According to the piece over at Mashable the Explore tab will be a mixture of search, trending topics and Moments harkening back to the Discover tab which preceded Moments.

Now that Jack Dorsey has settled on Twitter's role in the world getting good content in front of people is of paramount importance and it is good to see continued efforts in making this happen.

In fact, the whole strategy depends on it.


However, I have two initial concerns over the Explore tab as reported:

  • timing, and
  • presentation

Moments has recently passed its first birthday and the ability to make Moments has just been opened to everyone. In my opinion it's been a revelation and one of the best features Twitter has launched in some time. I hope Explore doesn't detract from what Moments has achieved; it seems a backward step to lessen its presence just as it is becoming a fully fledged feature.

As Explore will be presenting a range of information it will need to be both well structured and useful. The current Moments tab is visually appealing with effective presentation and ease of use.

Combining multiple sources of data in one area means that each has less immediate exposure. The screenshots shared by Mashable (below) do not, in my view, show an overly useful or useable approach.

If handled properly, however, the Explore tab could be a good thing and we could be on the cusp of a new, focused product drive.

It's about time.

What took so long?

I wrote back in 2011 that Twitter should iterate the Discover tab and make it the default view for new users. The Explore tab, if done right, seems like it could such an iteration.

I still maintain that it should be the first thing new users see and, by extension, the new face of the "logged out" homepage.

It's frustrating that I, amongst others, have been writing about this for so long but it is only now that Twitter seems to have caught up.

Take this statement from my post "The changing value of Twitter":

"Everything points towards Twitter placing a much greater emphasis on its identity as a news and media network with the movement away from the main stream as the focal point."

And this one from an even earlier post:

"Could Twitter actually become a place where we consume news first and talk about it after? Is this too radical a shift from the service we all know and love or is it a logical conclusion based on recent events?"

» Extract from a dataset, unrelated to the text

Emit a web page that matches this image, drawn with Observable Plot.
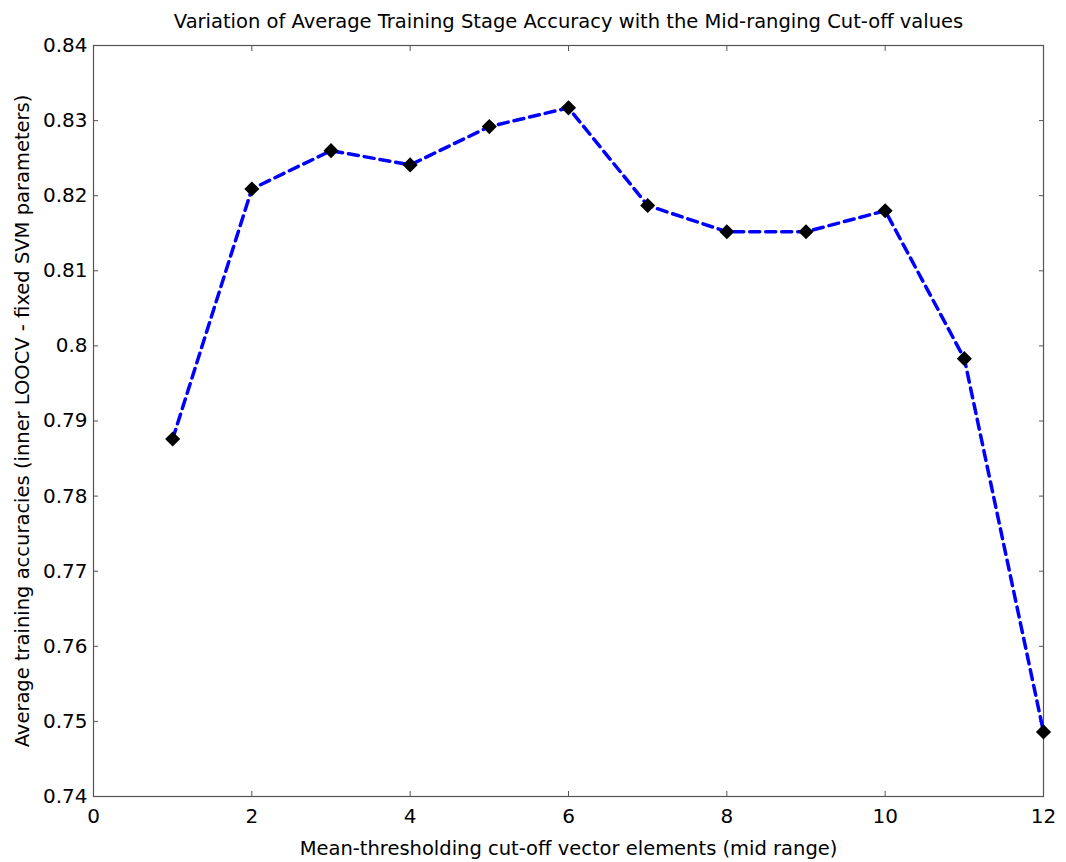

These could have been written any time within the past few months considering Twitter's media partnerships and the new direction. But no, they were written over four years ago but the network appeared to stagnate meaning we are only just seeing this come to fruition.


Twitter's problem has been that it never knew exactly what it was; there were various ideas and concepts but it seemed to see-saw between strategies.

On his return Dorsey may have been regarded as having the necessary authority that comes from being a founder to right the ship and set the product direction, but you cannot plot a course without having a destination.

Instead, he has defined (maybe we could say admitted or finally accepted) the company identity so that the corporate vision is now in line with public expectation.